“Never shall I forget my tortured feelings when I beheld that noble edifice wrapt in flames,” wrote a horrified Dr. James Ewell in 1814. The local doctor was a witness to the torching of the US Capitol by departing British troops, who left a smoldering path of destruction in their wake.
Lest recent events tempt us to believe that our times are unique in DC history, Edward P. Moser is here to set the record straight. “Since the start of its construction 230 years ago,” he reminds us, “the Capitol has witnessed an astonishing amount of turmoil, bloodshed, and controversy.”

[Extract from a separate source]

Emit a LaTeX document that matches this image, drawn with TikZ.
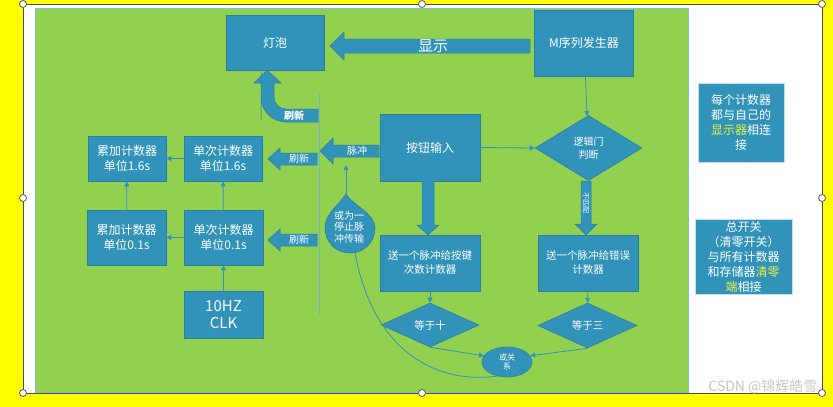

In “The Lost History of the Capitol: The Hidden and Tumultuous Saga of Congress and the Capitol Building,” Moser tells more than thirty stories of duels, canings, riots, bombings, assassination attempts, and bootlegging—all of which took place in or near the Capitol.
Among the highly dramatic accounts are the 1835 beating of a congressman by ex-senator Sam Houston; the 1890 shooting death of a former representative by the beleaguered reporter whom he had “bullied, browbeaten, and outright beaten”; and the 1954 assault on Congress by Puerto Rican separatists, which left five representatives wounded.
While Moser acknowledges that the insurrection on January 6 “ranks among the wildest events in the building’s more than two centuries of existence,” he describes another deadly riot that took place on election day in 1857, when two gangs supported by the anti-immigrant Know-Nothing Party—the Plug Uglies from Baltimore and the local Rip Raps—tried to disrupt the vote. The president called out the Marines, who eventually prevailed, but not before “eight to ten people lay dead or fatally wounded, and twenty to thirty others were wounded.” All were spectators.
“A locus of so much power and wealth inevitably leads to considerable bad along with the good,” writes Moser. As the defining symbol of our neighborhood, the Capitol embodies all the beauty, richness, idiosyncrasy—and occasional ugliness—of our nation itself. “The Lost History of the Capitol” is an entertaining introduction to the many stories it has to tell.
Edward Moser is a historian, tour guide, and author who served as a speechwriter for George H.W. Bush and editor of Time-Life Books. His previous books include “The White House’s Unruly Neighborhood” and “A Patriot’s A to Z of America.”